The other consequence, of course, which will flow from a regime where solar panel owners are not fairly compensated is that an increasing number of people will decide that it is just not worth their while to stay on the grid anymore. Think about it: if you have five, 10 or more kilowatts of panels on your roof, you are not using a lot of that power yourself, you are exporting the vast bulk back to the grid, you are not part of any other feed-in tariff and you are getting virtually nothing for it, then why on earth would you not invest elsewhere? You would ring up Mr Musk (I understand the Premier has his phone number) and say, 'Send us down some of those batteries.'
An honourable member: Twitter.
The Hon. M.C. PARNELL: Sorry, we have the Twitter handle for Mr Musk; we could contact him that way. People will start to think, "Well, it's not worth my while to generate so much power that I am effectively donating back to these big power companies." People will decide to try to be self-sufficient. They will start putting batteries on, in extreme cases, but in a growing number of cases they will disconnect from the grid. People might think that is fair enough, but I think we need to be quite careful about a situation where the electricity grid simply becomes a last resort option for people who cannot afford solar panels. That would have a bad social outcome, so I do not think we want to go there.
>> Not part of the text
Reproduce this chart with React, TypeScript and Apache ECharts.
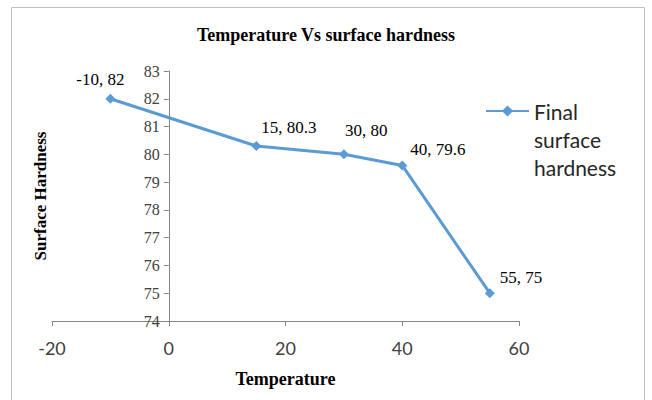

South Australia was a leader in renewable energy, and certainly a leader in rooftop solar. We were the first state in Australia to have a statutory feed-in tariff. The best figures I have seen show that most people no longer get that tariff. People who have put panels on in the last six years certainly are not getting any feed-in tariff at all by virtue of the statutory scheme. I think if South Australia wants to retain, or regain, its role as a leader in renewable energy and rooftop solar in particular, we need to make sure that our Essential Services Commission properly values the contribution that solar power is making to the grid, to the economy and to society as a whole. I commend the bill to the council.